La primera y única vez que sor Ángela de la Cruz tuvo la desdicha, la ingrata y trágica experiencia de toparse frente a frente con un hombre desnudo, lo que se dice desnudo -en su plena y total desnudación-, se le antojó que era el demonio por el cuerno que portaba entre las piernas. El Callejón de los curas estaba a oscuras, pero la oscuridad no disimulaba aquella   impúdica figura de jardinero que se bañaba con manguera a   la luz de la luna en el jardín de la casa curial con puertas   abiertas de par en par. Sor Ángela de la Cruz, la novicia Ángela de la Cruz, beatífica y castísima de nacimiento, huyó despavorida hacia el convento de Santa Clara, en las cercanías del palacio del Príncipe, y se acogió al amparo de las monjas de clausura.
Al cabo de un delirio que duró varias semanas, y con la bendición de la santa madre Alejandra -la madre priora-, pidió ser confinada a una celda de la que no saldría hasta el fin de sus días, consagrada todo el tiempo a la meditación, la oración, el castigo corporal, la mortificación de los sentidos en todos los sentidos, incluyendo el sentido común.

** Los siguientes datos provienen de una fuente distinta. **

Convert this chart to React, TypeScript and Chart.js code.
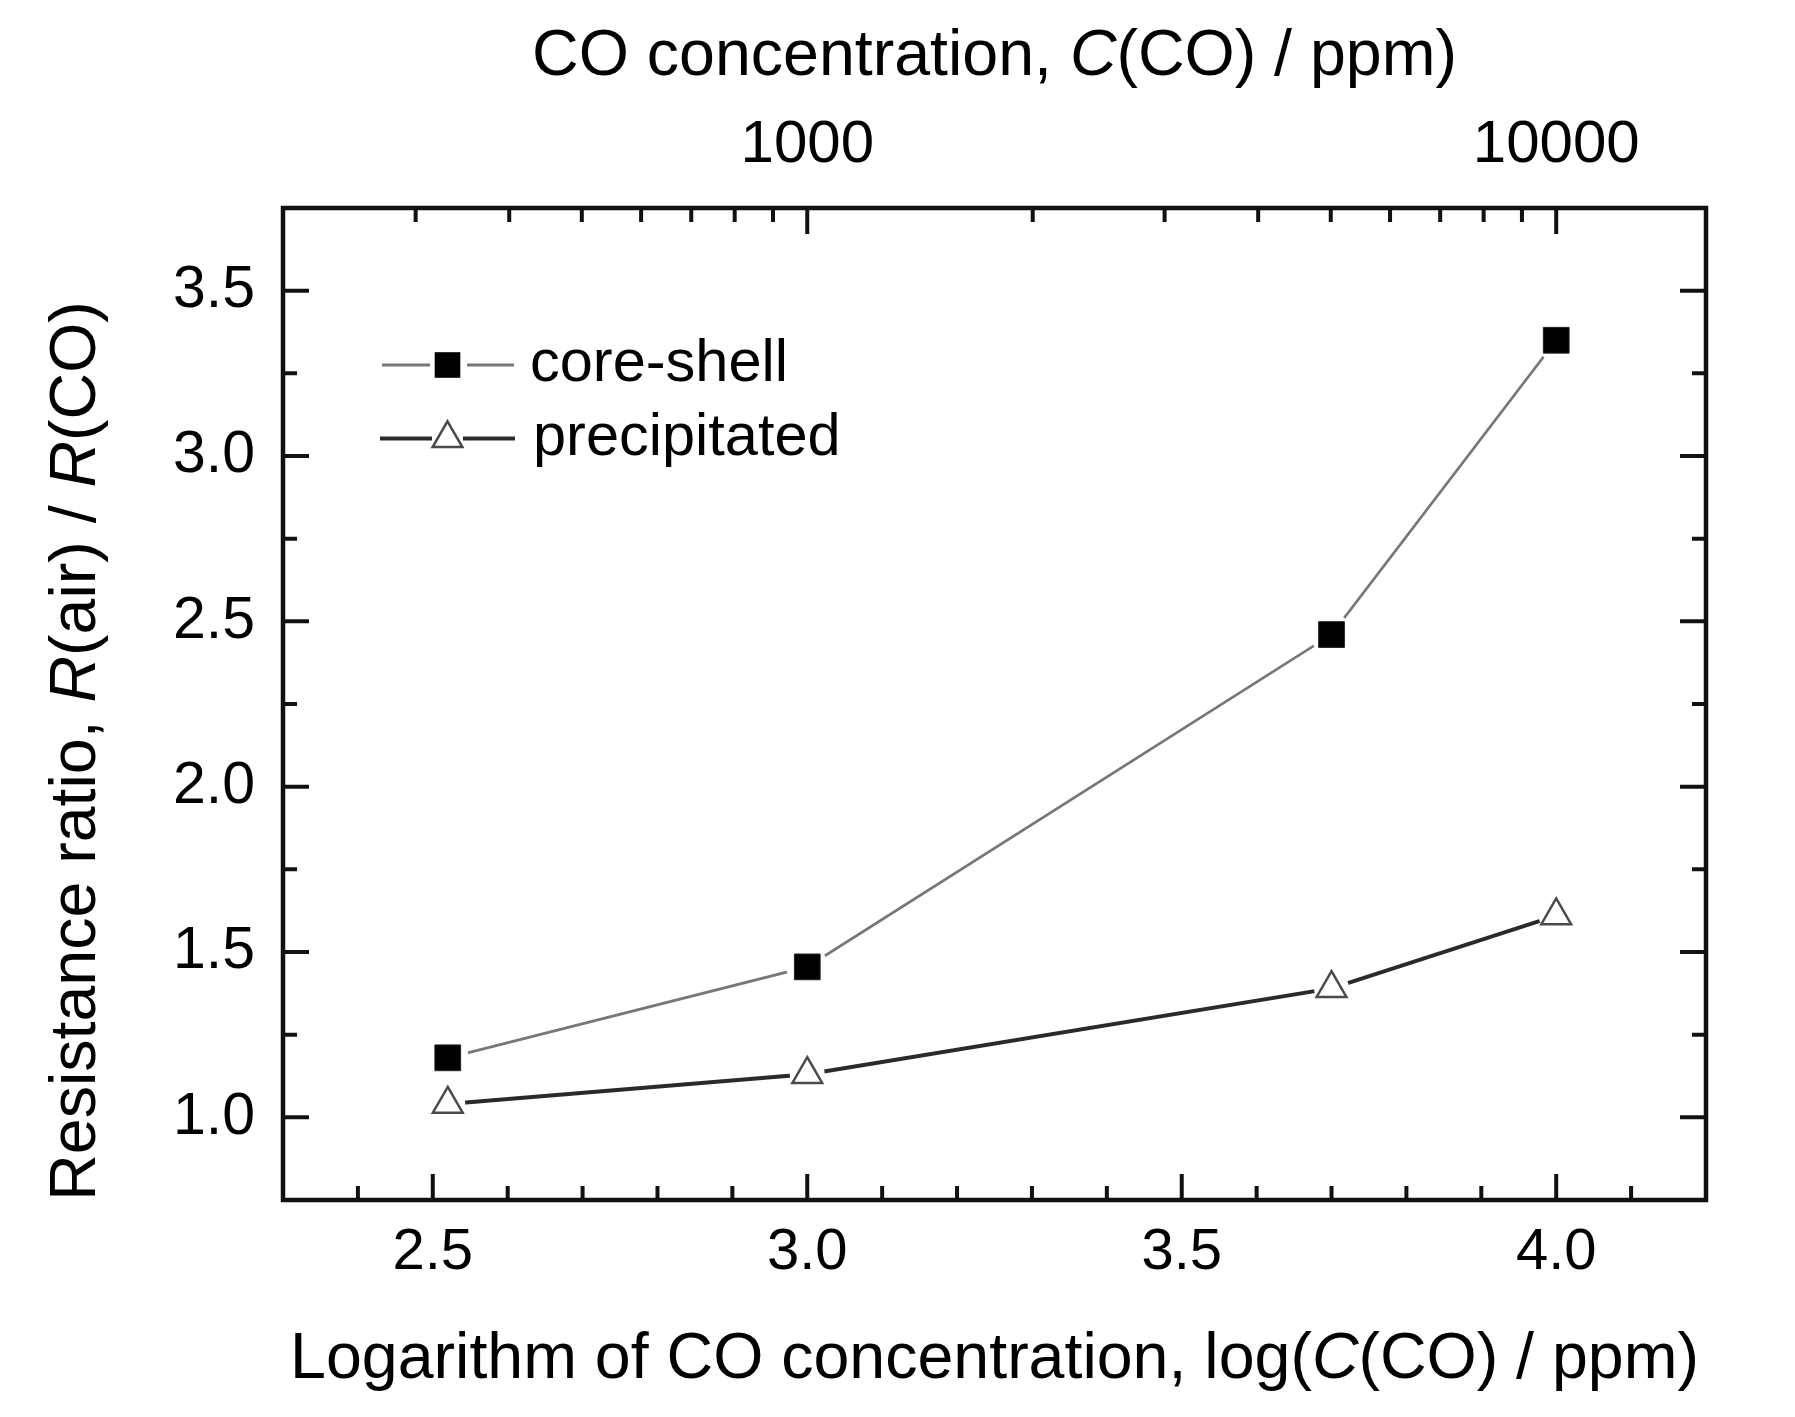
import React, { useEffect, useRef } from 'react';
import { Chart, registerables } from 'chart.js';

Chart.register(...registerables);

// ---------- data ----------
const logConcentration = [2.52, 3.0, 3.7, 4.0];
const coreShell = [1.18, 1.455, 2.46, 3.35];
const precipitated = [1.04, 1.13, 1.39, 1.61];

const xTicks = [2.5, 3.0, 3.5, 4.0];
const xMinorTicks = [2.4, 2.6, 2.7, 2.8, 2.9, 3.1, 3.2, 3.3, 3.4, 3.6, 3.7, 3.8, 3.9, 4.1];
const yTicks = [1.0, 1.5, 2.0, 2.5, 3.0, 3.5];
const yMinorTicks = [1.25, 1.75, 2.25, 2.75, 3.25];
const topTicks = [1000, 10000];
const topMinorTicks = [300, 400, 500, 600, 700, 800, 900, 2000, 3000, 4000, 5000, 6000, 7000, 8000, 9000];

const seriesLabels = ['core-shell', 'precipitated'];

const FONT = '"Liberation Sans", Arial, Helvetica, sans-serif';

const pts = (ys: number[]) => logConcentration.map((x, i) => ({ x, y: ys[i] }));

type Part = [string, boolean];

function drawRich(ctx: CanvasRenderingContext2D, parts: Part[], cx: number, y: number, size: number) {
  let total = 0;
  const widths: number[] = [];
  for (const [t, it] of parts) {
    ctx.font = `${it ? 'italic ' : ''}${size}px ${FONT}`;
    const w = ctx.measureText(t).width;
    widths.push(w);
    total += w;
  }
  let x = cx - total / 2;
  ctx.textAlign = 'left';
  ctx.textBaseline = 'alphabetic';
  parts.forEach(([t, it], i) => {
    ctx.font = `${it ? 'italic ' : ''}${size}px ${FONT}`;
    ctx.fillText(t, x, y);
    x += widths[i];
  });
}

const decorPlugin = {
  id: 'decor',
  afterDraw(chart: any) {
    const ctx: CanvasRenderingContext2D = chart.ctx;
    const { left, right, top, bottom } = chart.chartArea;
    const xs = chart.scales.x;
    const xt = chart.scales.x2;
    const ys = chart.scales.y;
    ctx.save();
    ctx.strokeStyle = '#111';
    ctx.lineCap = 'butt';
    ctx.lineWidth = 4;
    ctx.beginPath();
    const MAJ = 26;
    const MIN = 14;
    for (const v of xTicks) {
      const p = xs.getPixelForValue(v);
      ctx.moveTo(p, bottom); ctx.lineTo(p, bottom - MAJ);
    }
    for (const v of xMinorTicks) {
      const p = xs.getPixelForValue(v);
      ctx.moveTo(p, bottom); ctx.lineTo(p, bottom - MIN);
    }
    for (const v of topTicks) {
      const p = xt.getPixelForValue(v);
      ctx.moveTo(p, top); ctx.lineTo(p, top + MAJ);
    }
    for (const v of topMinorTicks) {
      const p = xt.getPixelForValue(v);
      ctx.moveTo(p, top); ctx.lineTo(p, top + MIN);
    }
    for (const v of yTicks) {
      const p = ys.getPixelForValue(v);
      ctx.moveTo(left, p); ctx.lineTo(left + MAJ, p);
      ctx.moveTo(right, p); ctx.lineTo(right - MAJ, p);
    }
    for (const v of yMinorTicks) {
      const p = ys.getPixelForValue(v);
      ctx.moveTo(left, p); ctx.lineTo(left + MIN, p);
      ctx.moveTo(right, p); ctx.lineTo(right - MIN, p);
    }
    ctx.stroke();
    ctx.lineWidth = 4.5;
    ctx.strokeRect(left, top, right - left, bottom - top);

    // titles
    ctx.fillStyle = '#000';
    const cx = (left + right) / 2;
    drawRich(ctx, [['CO concentration, ', false], ['C', true], ['(CO) / ppm)', false]], cx, 75, 64.5);
    drawRich(ctx, [['Logarithm of CO concentration, log(', false], ['C', true], ['(CO) / ppm)', false]], cx, 1378, 64.5);
    ctx.save();
    ctx.translate(95, 751);
    ctx.rotate(-Math.PI / 2);
    drawRich(ctx, [['Resistance ratio, ', false], ['R', true], ['(air) / ', false], ['R', true], ['(CO)', false]], 0, 0, 64.5);
    ctx.restore();

    // legend
    const lx = left;
    const r1 = top + 157;
    const r2 = top + 230.5;
    const mx = lx + 164.5;
    ctx.strokeStyle = '#777';
    ctx.lineWidth = 2.8;
    ctx.beginPath();
    ctx.moveTo(lx + 99, r1); ctx.lineTo(lx + 147, r1);
    ctx.moveTo(lx + 184, r1); ctx.lineTo(lx + 231, r1);
    ctx.stroke();
    ctx.fillStyle = '#000';
    ctx.fillRect(mx - 12.8, r1 - 12.8, 25.6, 25.6);

    ctx.strokeStyle = '#2a2a2a';
    ctx.lineWidth = 4;
    ctx.beginPath();
    ctx.moveTo(lx + 97, r2); ctx.lineTo(lx + 149, r2);
    ctx.moveTo(lx + 180, r2); ctx.lineTo(lx + 232, r2);
    ctx.stroke();
    const tr = 17.2;
    ctx.beginPath();
    ctx.moveTo(mx, r2 - tr);
    ctx.lineTo(mx + 0.866 * tr, r2 + 0.5 * tr);
    ctx.lineTo(mx - 0.866 * tr, r2 + 0.5 * tr);
    ctx.closePath();
    ctx.fillStyle = '#fff';
    ctx.fill();
    ctx.strokeStyle = '#4a4a4a';
    ctx.lineWidth = 2.5;
    ctx.stroke();

    ctx.fillStyle = '#000';
    ctx.font = `59.5px ${FONT}`;
    ctx.textAlign = 'left';
    ctx.textBaseline = 'middle';
    ctx.fillText(seriesLabels[0], lx + 247, r1);
    ctx.fillText(seriesLabels[1], lx + 250, r2);
    ctx.restore();
  },
};

export default function App() {
  const ref = useRef<HTMLCanvasElement>(null);
  useEffect(() => {
    if (!ref.current) return;
    const chart = new Chart(ref.current, {
      type: 'scatter',
      data: {
        datasets: [
          {
            label: seriesLabels[0] + ' markers',
            data: pts(coreShell),
            showLine: false,
            pointStyle: 'rect',
            pointRadius: 18.2,
            pointBackgroundColor: '#000',
            pointBorderColor: '#222',
            pointBorderWidth: 1,
          },
          {
            label: seriesLabels[1] + ' markers',
            data: pts(precipitated),
            showLine: false,
            pointStyle: 'triangle',
            pointRadius: 17.2,
            pointBackgroundColor: '#fff',
            pointBorderColor: '#4a4a4a',
            pointBorderWidth: 2.5,
          },
          {
            label: 'halo1',
            data: pts(coreShell),
            showLine: false,
            pointStyle: 'circle',
            pointRadius: 21,
            pointBackgroundColor: '#fff',
            pointBorderWidth: 0,
          },
          {
            label: 'halo2',
            data: pts(precipitated),
            showLine: false,
            pointStyle: 'circle',
            pointRadius: 17.5,
            pointBackgroundColor: '#fff',
            pointBorderWidth: 0,
          },
          {
            label: seriesLabels[0],
            data: pts(coreShell),
            showLine: true,
            borderColor: '#777',
            borderWidth: 2.8,
            pointRadius: 0,
            tension: 0,
          },
          {
            label: seriesLabels[1],
            data: pts(precipitated),
            showLine: true,
            borderColor: '#2a2a2a',
            borderWidth: 4,
            pointRadius: 0,
            tension: 0,
          },
        ],
      },
      options: {
        responsive: false,
        animation: false,
        events: [],
        devicePixelRatio: 1,
        layout: { padding: { left: 0, top: 0, right: 89, bottom: 0 } },
        plugins: { legend: { display: false }, tooltip: { enabled: false }, title: { display: false } },
        scales: {
          x: {
            type: 'linear',
            position: 'bottom',
            min: 2.3,
            max: 4.2,
            afterBuildTicks: (s: any) => {
              s.ticks = xTicks.map((v) => ({ value: v }));
              s.min = 2.3;
              s.max = 4.2;
            },
            afterFit: (s: any) => { s.height = 217; },
            ticks: {
              callback: (v: any) => Number(v).toFixed(1),
              font: { family: FONT, size: 58, lineHeight: 1 },
              color: '#000',
              padding: 24,
              maxRotation: 0,
              autoSkip: false,
            },
            grid: { display: false, drawTicks: false },
            border: { display: false },
          },
          x2: {
            type: 'logarithmic',
            position: 'top',
            min: Math.pow(10, 2.3),
            max: Math.pow(10, 4.2),
            afterBuildTicks: (s: any) => {
              s.ticks = topTicks.map((v) => ({ value: v }));
              s.min = Math.pow(10, 2.3);
              s.max = Math.pow(10, 4.2);
            },
            afterFit: (s: any) => { s.height = 208; },
            ticks: {
              callback: (v: any) => String(v),
              font: { family: FONT, size: 60, lineHeight: 1 },
              color: '#000',
              padding: 33,
              maxRotation: 0,
              autoSkip: false,
            },
            grid: { display: false, drawTicks: false },
            border: { display: false },
          },
          y: {
            type: 'linear',
            position: 'left',
            min: 0.75,
            max: 3.75,
            afterBuildTicks: (s: any) => {
              s.ticks = yTicks.map((v) => ({ value: v }));
              s.min = 0.75;
              s.max = 3.75;
            },
            afterFit: (s: any) => { s.width = 283; },
            ticks: {
              callback: (v: any) => Number(v).toFixed(1),
              font: { family: FONT, size: 59, lineHeight: 1 },
              color: '#000',
              padding: 28,
              autoSkip: false,
            },
            grid: { display: false, drawTicks: false },
            border: { display: false },
          },
        },
      } as any,
      plugins: [decorPlugin],
    });
    return () => chart.destroy();
  }, []);
  return (
    <div style={{ position: 'absolute', left: 0, top: 0, width: 1795, height: 1417, background: '#fff' }}>
      <canvas ref={ref} width={1795} height={1417} style={{ display: 'block' }} />
    </div>
  );
}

Sin embargo, a pesar del rigor con que se aplicaba al ejercicio de sus devociones, nunca pudo escapar de aquella imagen, aquella fatídica visión de hombre desnudo que de repente irrumpía -persiguiéndola con una manguera- en sus sueños más risueños.

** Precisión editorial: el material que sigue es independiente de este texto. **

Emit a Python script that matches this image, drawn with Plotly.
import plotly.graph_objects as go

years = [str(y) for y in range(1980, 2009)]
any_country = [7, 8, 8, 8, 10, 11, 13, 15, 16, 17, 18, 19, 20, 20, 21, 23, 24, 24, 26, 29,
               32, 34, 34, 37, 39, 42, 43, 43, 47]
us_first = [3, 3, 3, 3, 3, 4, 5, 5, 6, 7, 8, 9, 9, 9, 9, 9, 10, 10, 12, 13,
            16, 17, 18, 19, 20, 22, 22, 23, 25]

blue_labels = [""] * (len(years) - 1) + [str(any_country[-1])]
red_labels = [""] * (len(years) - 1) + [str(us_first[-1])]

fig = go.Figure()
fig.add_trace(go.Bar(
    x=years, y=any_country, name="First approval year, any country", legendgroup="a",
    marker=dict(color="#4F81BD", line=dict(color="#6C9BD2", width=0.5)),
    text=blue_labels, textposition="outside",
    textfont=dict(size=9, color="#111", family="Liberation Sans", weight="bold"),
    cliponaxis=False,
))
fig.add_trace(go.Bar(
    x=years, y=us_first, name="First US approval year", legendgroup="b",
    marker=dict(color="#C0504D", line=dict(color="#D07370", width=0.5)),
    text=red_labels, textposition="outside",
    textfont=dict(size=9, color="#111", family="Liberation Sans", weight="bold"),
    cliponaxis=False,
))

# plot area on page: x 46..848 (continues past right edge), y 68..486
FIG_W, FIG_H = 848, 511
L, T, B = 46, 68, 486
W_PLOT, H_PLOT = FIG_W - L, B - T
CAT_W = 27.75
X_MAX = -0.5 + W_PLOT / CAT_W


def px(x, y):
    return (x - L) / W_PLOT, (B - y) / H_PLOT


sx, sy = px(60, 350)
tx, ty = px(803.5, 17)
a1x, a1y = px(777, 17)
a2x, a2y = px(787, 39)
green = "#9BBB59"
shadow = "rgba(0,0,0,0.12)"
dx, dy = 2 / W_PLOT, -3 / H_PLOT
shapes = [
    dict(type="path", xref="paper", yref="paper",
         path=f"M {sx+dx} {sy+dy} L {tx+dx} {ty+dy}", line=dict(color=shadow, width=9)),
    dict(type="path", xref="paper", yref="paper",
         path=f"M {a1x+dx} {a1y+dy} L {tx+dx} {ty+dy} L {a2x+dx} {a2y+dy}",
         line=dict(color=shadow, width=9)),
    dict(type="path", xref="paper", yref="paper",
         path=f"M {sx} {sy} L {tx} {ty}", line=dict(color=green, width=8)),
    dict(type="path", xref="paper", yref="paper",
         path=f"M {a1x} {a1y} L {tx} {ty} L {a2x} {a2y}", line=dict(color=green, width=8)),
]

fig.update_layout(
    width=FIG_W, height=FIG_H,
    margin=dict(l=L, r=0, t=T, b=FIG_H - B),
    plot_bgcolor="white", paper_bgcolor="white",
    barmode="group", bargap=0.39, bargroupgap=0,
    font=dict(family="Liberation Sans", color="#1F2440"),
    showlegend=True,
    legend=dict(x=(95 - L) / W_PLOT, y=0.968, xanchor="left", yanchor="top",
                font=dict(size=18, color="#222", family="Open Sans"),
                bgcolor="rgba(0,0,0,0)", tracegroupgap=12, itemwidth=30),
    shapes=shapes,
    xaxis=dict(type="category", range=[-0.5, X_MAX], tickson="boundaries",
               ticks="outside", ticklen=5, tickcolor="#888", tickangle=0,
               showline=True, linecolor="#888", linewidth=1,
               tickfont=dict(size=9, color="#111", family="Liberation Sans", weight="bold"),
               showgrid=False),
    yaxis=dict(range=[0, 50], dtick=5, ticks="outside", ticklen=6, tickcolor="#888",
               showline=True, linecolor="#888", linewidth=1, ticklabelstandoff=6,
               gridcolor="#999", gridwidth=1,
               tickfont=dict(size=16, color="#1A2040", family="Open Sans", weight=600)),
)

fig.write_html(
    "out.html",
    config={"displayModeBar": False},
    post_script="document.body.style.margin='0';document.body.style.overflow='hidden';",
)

Una noche, en la peor de sus pesadillas, no pudo resistir más, y en un acceso de locura se rasgó las vestiduras, se rasgó la piel de los pechos abundantes y se arrancó los ojos con las uñas.
La pérdida de la vista no hizo, por desgracia, más que agudizar su sensibilidad, afinar en grado extremo los mismos sentidos que en vano había tratado de aplacar, y ahora aquel demonio de hombre desnudo y con manguera, que seguía persiguiéndola por igual en la vigilia y en el sueño, también se le manifestaba en el sonido de los pasos: Todos los pasos de hombres que pasaban por la calle aledaña le sonaban a pasos de hombre desnudo y con manguera. El demonio se le manifestaba ahora en el suplicio del tacto de tal modo que, al tocar el rosario y las imágenes sacras y el libro de devociones, palpaba a un hombre desnudo y con manguera. En los pocos alimentos que tomaba, en el agua inodora e incolora, percibía  el sabor de hombre desnudo y con manguera. El aire que respiraba tenía olor a hombre desnudo y con manguera. Sólo a veces, a manera de compensación casi divina, un amigable soplo de turistas nocturnos fumando marihuana llenaba los rincones de su alma, derramaba bendiciones que invocaban a un extraño sosiego y, por momentos, le parecía levitar y levitaba.
Pero cuando su vecino el Príncipe, el Gatopardo criollo salía de correrías, desde su limosina blindada con las ventanillas cerradas le llegaba el aliento del perfume de París de Francia que no enmascaraba el olor a hombre  y se arrojaba contra las paredes y llegaba en su desesperación al paroxismo. El olor a hombre la volvía loca, literalmente loca, y seguía persiguiéndola en la figura del demonio desnudo con manguera.
Ella trataba de escapar, siempre escapaba, pero en su último sueño, fatalmente, el desnudo que la perseguía noche y día la atrapó, manguera en mano, la inmovilizó sobre el duro lecho de monja de clausura y, para su sorpresa, apenas suavemente, dulcemente, con aquella manguera que siempre había aborrecido, se insinuó entre los bordes gloriosos de su secreta piel. En un acto de resignación, inmóvil, indefensa, ¡hágase señor tu voluntad!, se entregó a lo inevitable, y el demonio desnudo realizó el milagro tan secretamente temido, más bien apetecido.
Al amanecer de un nuevo día, el mármol de la muerte modelaba en su rostro un gesto de intensa placidez, inmensa paz, incruenta beatitud. El drama corporal, el caudaloso océano que se había derramado en su interior, descendía ahora en cascada, en multitud de oleadas en los pliegues desnudos del vestido, un poco a la manera de una escultura de Bernini. La mano sobre el corazón que había redoblado como un tambor de hojalata, la curva de sus labios desdibujada en un rictus de pecaminosa felicidad en el gran momento de un éxtasis infinito, hablaban de una santidad a toda prueba, como si un ángel travieso la hubiese castigado con infinitas flechas, mil puñales de agravio, mil puñales de gratitud, mil puñales de gozo para la gloria que ahora se merecía hasta el fin de los tiempos.

pcs, jueves, 11 de diciembre de 2007.